MODEL_NAME = "wav2vec2-finetuned-voice-commands"
MODELS_DIR = 'models'

# Gather from folder

In [12]:
dg = DatasetGenerator(word_character_map)


dg.generate(input_dir=AUDIO_DIR, output_file=DATA_PATH)

Dataset saved to data.csv


In [13]:
df = pd.read_csv(DATA_PATH)
df.head()

Unnamed: 0,audio_filepath,text
0,dataset/zatvori-38-21-1.wav,zatvori
1,dataset/zvuk-19-21-3.wav,zvuk
2,dataset/zatvori-38-21-3.wav,zatvori
3,dataset/zatvori-19-21-3.wav,zatvori
4,dataset/zvuk-19-21-2.wav,zvuk


# Create vocabulary

In [14]:
VOCAB_PATH = 'vocab.json'

In [15]:
words = df['text'].unique()

vocab_list = extract_all_chars(words)

vocab_list.extend(['|', '[UNK]', '[PAD]'])
vocab_dict = {v: k for k, v in enumerate(vocab_list)}
vocab_dict

{'j': 0,
 'e': 1,
 'u': 2,
 'z': 3,
 'č': 4,
 's': 5,
 't': 6,
 'k': 7,
 'v': 8,
 'r': 9,
 'l': 10,
 'i': 11,
 'o': 12,
 'a': 13,
 '|': 14,
 '[UNK]': 15,
 '[PAD]': 16}

In [16]:
save_dict_as_json(VOCAB_PATH, vocab_dict)

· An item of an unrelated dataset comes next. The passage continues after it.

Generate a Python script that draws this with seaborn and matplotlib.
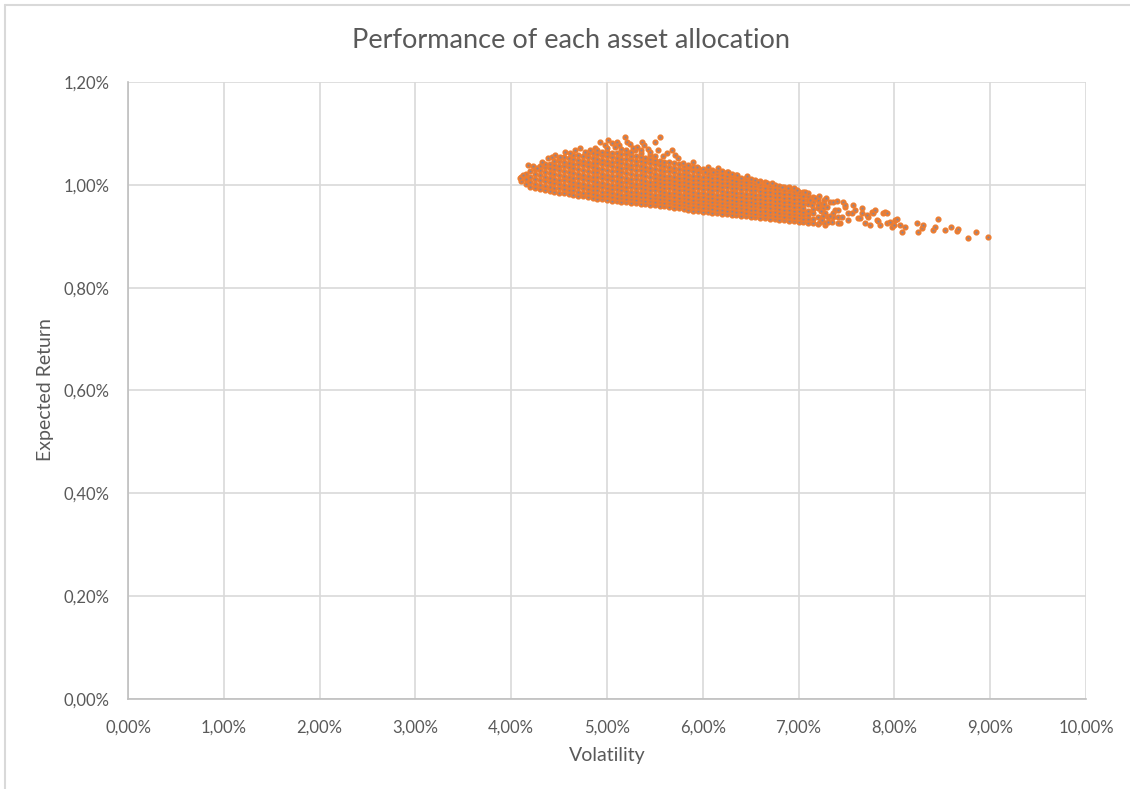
import matplotlib
matplotlib.use("Agg")
import matplotlib.pyplot as plt
import pandas as pd
import seaborn as sns
from matplotlib.lines import Line2D
from matplotlib.ticker import FuncFormatter

# ---------------- data (volatility %, expected return %) ----------------
# dense core of the cloud: one column of returns per volatility level
core_vol = [4.10, 4.15, 4.20, 4.25, 4.30, 4.35, 4.40, 4.45, 4.50, 4.55,
            4.60, 4.65, 4.70, 4.75, 4.80, 4.85, 4.90, 4.95, 5.00, 5.05,
            5.10, 5.15, 5.20, 5.25, 5.30, 5.35, 5.40, 5.45, 5.50, 5.55,
            5.60, 5.65, 5.70, 5.75, 5.80, 5.85, 5.90, 5.95, 6.00, 6.05,
            6.10, 6.15, 6.20, 6.25, 6.30, 6.35, 6.40, 6.45, 6.50, 6.55,
            6.60, 6.65, 6.70, 6.75, 6.80, 6.85, 6.90, 6.95, 7.00, 7.05,
            7.10, 7.15, 7.20]
core_ret = [
    [1.008, 1.016],
    [1.002, 1.012, 1.021],
    [0.996, 1.005, 1.016, 1.026],
    [0.993, 1.002, 1.012, 1.021, 1.031],
    [0.991, 1.000, 1.010, 1.019, 1.028, 1.036],
    [0.990, 0.998, 1.007, 1.016, 1.025, 1.034, 1.040],
    [0.988, 0.996, 1.005, 1.014, 1.023, 1.032, 1.041],
    [0.987, 0.994, 1.003, 1.012, 1.021, 1.030, 1.039, 1.047],
    [0.985, 0.993, 1.001, 1.010, 1.019, 1.028, 1.037, 1.046, 1.052],
    [0.984, 0.992, 1.000, 1.009, 1.018, 1.027, 1.036, 1.045, 1.054],
    [0.982, 0.990, 0.998, 1.007, 1.016, 1.025, 1.034, 1.043, 1.052],
    [0.981, 0.989, 0.997, 1.005, 1.014, 1.023, 1.032, 1.041, 1.050, 1.058],
    [0.979, 0.987, 0.995, 1.004, 1.013, 1.022, 1.031, 1.040, 1.049, 1.058],
    [0.978, 0.985, 0.993, 1.002, 1.011, 1.020, 1.029, 1.038, 1.047, 1.056],
    [0.976, 0.984, 0.992, 1.000, 1.009, 1.018, 1.027, 1.036, 1.045, 1.054, 1.062],
    [0.975, 0.982, 0.990, 0.998, 1.007, 1.016, 1.025, 1.034, 1.043, 1.052, 1.061],
    [0.973, 0.981, 0.989, 0.997, 1.006, 1.015, 1.024, 1.033, 1.042, 1.051, 1.060],
    [0.972, 0.979, 0.987, 0.995, 1.004, 1.013, 1.022, 1.031, 1.040, 1.049, 1.058, 1.064],
    [0.970, 0.978, 0.986, 0.994, 1.002, 1.011, 1.020, 1.029, 1.038, 1.047, 1.056, 1.064],
    [0.969, 0.976, 0.984, 0.992, 1.000, 1.009, 1.018, 1.027, 1.036, 1.045, 1.054, 1.062],
    [0.968, 0.975, 0.983, 0.991, 0.999, 1.008, 1.017, 1.026, 1.035, 1.044, 1.053, 1.062],
    [0.967, 0.974, 0.981, 0.989, 0.997, 1.006, 1.015, 1.024, 1.033, 1.042, 1.051, 1.060],
    [0.966, 0.973, 0.980, 0.988, 0.996, 1.005, 1.014, 1.023, 1.032, 1.041, 1.050, 1.059],
    [0.965, 0.972, 0.979, 0.987, 0.995, 1.003, 1.012, 1.021, 1.030, 1.039, 1.048, 1.057, 1.063],
    [0.964, 0.971, 0.978, 0.986, 0.994, 1.002, 1.011, 1.020, 1.029, 1.038, 1.047, 1.056],
    [0.963, 0.970, 0.977, 0.985, 0.993, 1.001, 1.010, 1.019, 1.028, 1.037, 1.046, 1.055, 1.061],
    [0.962, 0.969, 0.976, 0.984, 0.992, 1.000, 1.008, 1.017, 1.026, 1.035, 1.044, 1.053],
    [0.961, 0.968, 0.975, 0.983, 0.990, 0.998, 1.006, 1.015, 1.024, 1.033, 1.042, 1.051, 1.058],
    [0.960, 0.967, 0.974, 0.981, 0.989, 0.997, 1.005, 1.013, 1.022, 1.031, 1.040, 1.049, 1.056],
    [0.959, 0.966, 0.973, 0.980, 0.988, 0.995, 1.003, 1.011, 1.020, 1.029, 1.038, 1.047],
    [0.958, 0.965, 0.972, 0.979, 0.986, 0.994, 1.002, 1.010, 1.018, 1.027, 1.036, 1.045],
    [0.957, 0.964, 0.971, 0.978, 0.985, 0.993, 1.001, 1.009, 1.017, 1.026, 1.035, 1.044],
    [0.955, 0.962, 0.969, 0.976, 0.984, 0.992, 1.000, 1.008, 1.016, 1.024, 1.033, 1.042],
    [0.954, 0.961, 0.968, 0.975, 0.982, 0.990, 0.998, 1.006, 1.014, 1.022, 1.031, 1.040],
    [0.953, 0.960, 0.967, 0.974, 0.981, 0.989, 0.997, 1.005, 1.013, 1.021, 1.029, 1.037],
    [0.951, 0.958, 0.965, 0.972, 0.980, 0.988, 0.996, 1.004, 1.012, 1.020, 1.028, 1.036],
    [0.950, 0.957, 0.964, 0.971, 0.978, 0.986, 0.994, 1.002, 1.010, 1.018, 1.026, 1.034],
    [0.949, 0.956, 0.963, 0.970, 0.977, 0.985, 0.993, 1.001, 1.009, 1.017, 1.025, 1.033],
    [0.948, 0.955, 0.962, 0.969, 0.976, 0.984, 0.992, 1.000, 1.008, 1.016, 1.024, 1.031],
    [0.947, 0.954, 0.961, 0.968, 0.975, 0.983, 0.991, 0.999, 1.007, 1.015, 1.023, 1.030],
    [0.946, 0.953, 0.960, 0.967, 0.974, 0.982, 0.990, 0.998, 1.006, 1.014, 1.022, 1.029],
    [0.945, 0.952, 0.959, 0.966, 0.973, 0.981, 0.989, 0.997, 1.005, 1.013, 1.021, 1.027],
    [0.944, 0.951, 0.958, 0.965, 0.972, 0.980, 0.988, 0.996, 1.004, 1.012, 1.020, 1.026],
    [0.943, 0.950, 0.957, 0.964, 0.971, 0.979, 0.987, 0.995, 1.003, 1.011, 1.018, 1.024],
    [0.942, 0.949, 0.956, 0.963, 0.970, 0.978, 0.986, 0.994, 1.002, 1.010, 1.017, 1.022],
    [0.941, 0.948, 0.955, 0.962, 0.969, 0.977, 0.985, 0.993, 1.001, 1.008, 1.015, 1.020],
    [0.940, 0.947, 0.954, 0.961, 0.968, 0.976, 0.984, 0.992, 1.000, 1.007, 1.014],
    [0.939, 0.946, 0.953, 0.960, 0.967, 0.975, 0.983, 0.991, 0.999, 1.006, 1.013],
    [0.938, 0.945, 0.952, 0.959, 0.966, 0.974, 0.982, 0.990, 0.998, 1.005, 1.012],
    [0.937, 0.944, 0.951, 0.958, 0.965, 0.973, 0.981, 0.989, 0.997, 1.004, 1.010],
    [0.936, 0.943, 0.950, 0.957, 0.964, 0.972, 0.980, 0.988, 0.995, 1.002, 1.008],
    [0.935, 0.942, 0.949, 0.956, 0.963, 0.971, 0.979, 0.987, 0.994, 1.001, 1.006],
    [0.934, 0.941, 0.948, 0.955, 0.962, 0.970, 0.978, 0.986, 0.993, 1.000],
    [0.933, 0.940, 0.947, 0.954, 0.961, 0.969, 0.977, 0.985, 0.992, 0.999],
    [0.932, 0.939, 0.946, 0.953, 0.960, 0.968, 0.976, 0.984, 0.991, 0.998],
    [0.931, 0.938, 0.945, 0.952, 0.959, 0.967, 0.975, 0.983, 0.990, 0.996],
    [0.930, 0.937, 0.944, 0.951, 0.958, 0.966, 0.974, 0.982, 0.989, 0.995],
    [0.929, 0.936, 0.943, 0.950, 0.957, 0.965, 0.973, 0.981, 0.988, 0.993],
    [0.928, 0.935, 0.942, 0.949, 0.956, 0.964, 0.972, 0.980, 0.987],
    [0.927, 0.934, 0.941, 0.948, 0.955, 0.963, 0.971, 0.979, 0.986],
    [0.926, 0.933, 0.941, 0.949, 0.962, 0.970, 0.978, 0.985],
    [0.925, 0.934, 0.946, 0.953, 0.967, 0.977],
    [0.924, 0.938, 0.954, 0.970],
]

# scattered allocations above the dense core (upper edge of the cloud)
upper_vol = [4.09, 4.12, 4.18, 4.23, 4.27, 4.32, 4.38, 4.43, 4.46, 4.51,
             4.56, 4.61, 4.67, 4.72, 4.77, 4.82, 4.87, 4.93, 4.98, 5.01,
             5.05, 5.10, 5.19, 5.21, 5.24, 5.29, 5.31, 5.37, 5.39, 5.43,
             5.50, 5.55, 5.53, 5.58, 5.63, 5.68, 5.71, 5.74, 5.79, 5.85,
             5.90, 5.94, 6.02, 6.05, 6.11, 6.16, 6.26, 6.36, 6.46, 6.58,
             6.67, 6.72, 6.83, 6.89, 6.98, 7.07, 5.00, 5.08, 5.15, 5.13,
             5.27, 5.35, 5.45, 4.90, 5.20, 7.12, 7.14]
upper_ret = [1.013, 1.019, 1.038, 1.037, 1.033, 1.044, 1.052, 1.054, 1.058, 1.054,
             1.064, 1.062, 1.068, 1.072, 1.064, 1.068, 1.072, 1.083, 1.077, 1.087,
             1.081, 1.083, 1.093, 1.083, 1.079, 1.068, 1.074, 1.083, 1.077, 1.070,
             1.083, 1.093, 1.068, 1.056, 1.062, 1.068, 1.058, 1.052, 1.042, 1.038,
             1.044, 1.035, 1.025, 1.035, 1.025, 1.033, 1.025, 1.019, 1.017, 1.005,
             1.003, 1.003, 0.996, 0.994, 0.990, 0.986, 1.072, 1.074, 1.070, 1.078,
             1.072, 1.068, 1.064, 1.068, 1.068, 0.970, 0.961]

# sparse high-volatility tail of the cloud
tail_vol = [7.22, 7.28, 7.33, 7.36, 7.38, 7.41, 7.46, 7.48, 7.43, 7.52,
            7.56, 7.59, 7.62, 7.66, 7.69, 7.72, 7.77, 7.22, 7.28, 7.35,
            7.31, 7.40, 7.48, 7.41, 7.36, 7.28, 7.41, 7.45, 7.52, 7.57,
            7.71, 7.75, 7.78, 7.80, 7.82, 7.85, 7.88, 7.90, 7.92, 7.95,
            7.97, 8.01, 8.03, 8.06, 8.08, 8.11, 8.24, 8.25, 8.29, 8.30,
            8.40, 8.42, 8.46, 8.53, 8.59, 8.65, 8.66, 8.77, 8.85, 8.98,
            7.66, 7.64, 7.36, 7.83, 7.92, 8.00, 7.17, 7.20, 7.25,
            7.23, 7.25, 7.24, 7.26, 7.30, 7.31, 7.27, 7.33, 7.21, 7.29]
tail_ret = [0.963, 0.945, 0.967, 0.967, 0.951, 0.937, 0.967, 0.957, 0.926, 0.932,
            0.945, 0.951, 0.935, 0.945, 0.926, 0.937, 0.947, 0.928, 0.922, 0.928,
            0.937, 0.968, 0.961, 0.951, 0.945, 0.926, 0.926, 0.937, 0.945, 0.961,
            0.941, 0.922, 0.945, 0.951, 0.932, 0.922, 0.945, 0.947, 0.926, 0.928,
            0.918, 0.932, 0.933, 0.922, 0.908, 0.918, 0.926, 0.908, 0.916, 0.922,
            0.912, 0.918, 0.933, 0.912, 0.918, 0.910, 0.914, 0.897, 0.908, 0.898,
            0.955, 0.935, 0.937, 0.930, 0.945, 0.922, 0.974, 0.961, 0.955,
            0.950, 0.940, 0.931, 0.970, 0.956, 0.928, 0.962, 0.940, 0.979, 0.975]

title = "Performance of each asset allocation"
x_label = "Volatility"
y_label = "Expected Return"
x_ticks = [0, 1, 2, 3, 4, 5, 6, 7, 8, 9, 10]
y_ticks = [0.0, 0.2, 0.4, 0.6, 0.8, 1.0, 1.2]

# ---------------- assemble ----------------
rows = [(v, r) for v, col in zip(core_vol, core_ret) for r in col]
rows += list(zip(upper_vol, upper_ret))
rows += list(zip(tail_vol, tail_ret))
df = pd.DataFrame(rows, columns=["vol", "ret"])

sns.set_theme(style="white")
plt.rcParams["font.family"] = ["Lato", "DejaVu Sans"]

W, H = 1130, 789
fig = plt.figure(figsize=(W / 100, H / 100), dpi=100)
ax = fig.add_axes([128 / W, 1 - 699 / H, (1086 - 128) / W, (699 - 82) / H])

txt = "#595959"
grid_c = "#d9d9d9"

sns.scatterplot(data=df, x="vol", y="ret", ax=ax, s=9, color="#85859a",
                edgecolor="#ED7D31", linewidth=1.45, legend=False, zorder=3)

ax.set_xlim(0, 10)
ax.set_ylim(0, 1.2)
ax.set_xticks(x_ticks)
ax.set_yticks(y_ticks)
fmt = FuncFormatter(lambda v, p: f"{v:.2f}%".replace(".", ","))
ax.xaxis.set_major_formatter(fmt)
ax.yaxis.set_major_formatter(fmt)
ax.grid(True, color=grid_c, linewidth=1.2, zorder=0)
ax.set_axisbelow(True)
for s in ["top", "right"]:
    ax.spines[s].set_visible(False)
for s in ["left", "bottom"]:
    ax.spines[s].set_color("#bfbfbf")
    ax.spines[s].set_linewidth(1.2)
ax.tick_params(axis="both", length=0, labelsize=12, labelcolor=txt)
ax.tick_params(axis="x", pad=15)
ax.tick_params(axis="y", pad=13)
ax.set_xlabel("")
ax.set_ylabel("")

fig.text(571 / W, 1 - 40 / H, title, ha="center", va="center", fontsize=19.5, color=txt)
fig.text(607 / W, 1 - 756 / H, x_label, ha="center", va="center", fontsize=14, color=txt)
fig.text(46 / W, 1 - 390 / H, y_label, ha="center", va="center", rotation=90,
         fontsize=14, color=txt)

# outer chart frame
fig.add_artist(Line2D([5 / W, 5 / W], [0, 1 - 5 / H], transform=fig.transFigure,
                      color=grid_c, linewidth=1.5))
fig.add_artist(Line2D([5 / W, 1], [1 - 5 / H, 1 - 5 / H], transform=fig.transFigure,
                      color=grid_c, linewidth=1.5))

fig.savefig("out.png", dpi=100)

# Loading the tokenizer, feature extractor and processor

In [17]:
tokenizer = Wav2Vec2CTCTokenizer("./vocab.json", unk_token="[UNK]", pad_token="[PAD]", word_delimiter_token="|")

In [18]:
feature_extractor = Wav2Vec2FeatureExtractor(feature_size=1,
                                             sampling_rate=16000,
                                             padding_value=0.0,
                                             do_normalize=True,
                                             return_attention_mask=True)

In [19]:
processor = Wav2Vec2Processor(feature_extractor=feature_extractor, tokenizer=tokenizer)

# Preprocessing and Augmentation

In [20]:
aug = AudioAugmentation(min_noise=0, max_noise=.005, time_stretch_rate=.9, pitch_shift_n_steps=2)

train_preprocessor = Preprocessor(processor=processor, sr=16000, audio_augmentation=aug, augment_count=2)
val_preprocessor = Preprocessor(processor=processor, sr=16000)

In [21]:
# Split dataset into train and validation
train_df, val_df = train_test_split(df, test_size=0.2, shuffle=True, random_state=42)

# Preprocess data
preprocessed_train_data = []
preprocessed_val_data = []

# Preprocess training data
for _, row in train_df.iterrows():
    preprocessed_train_data.extend(train_preprocessor.preprocess(row))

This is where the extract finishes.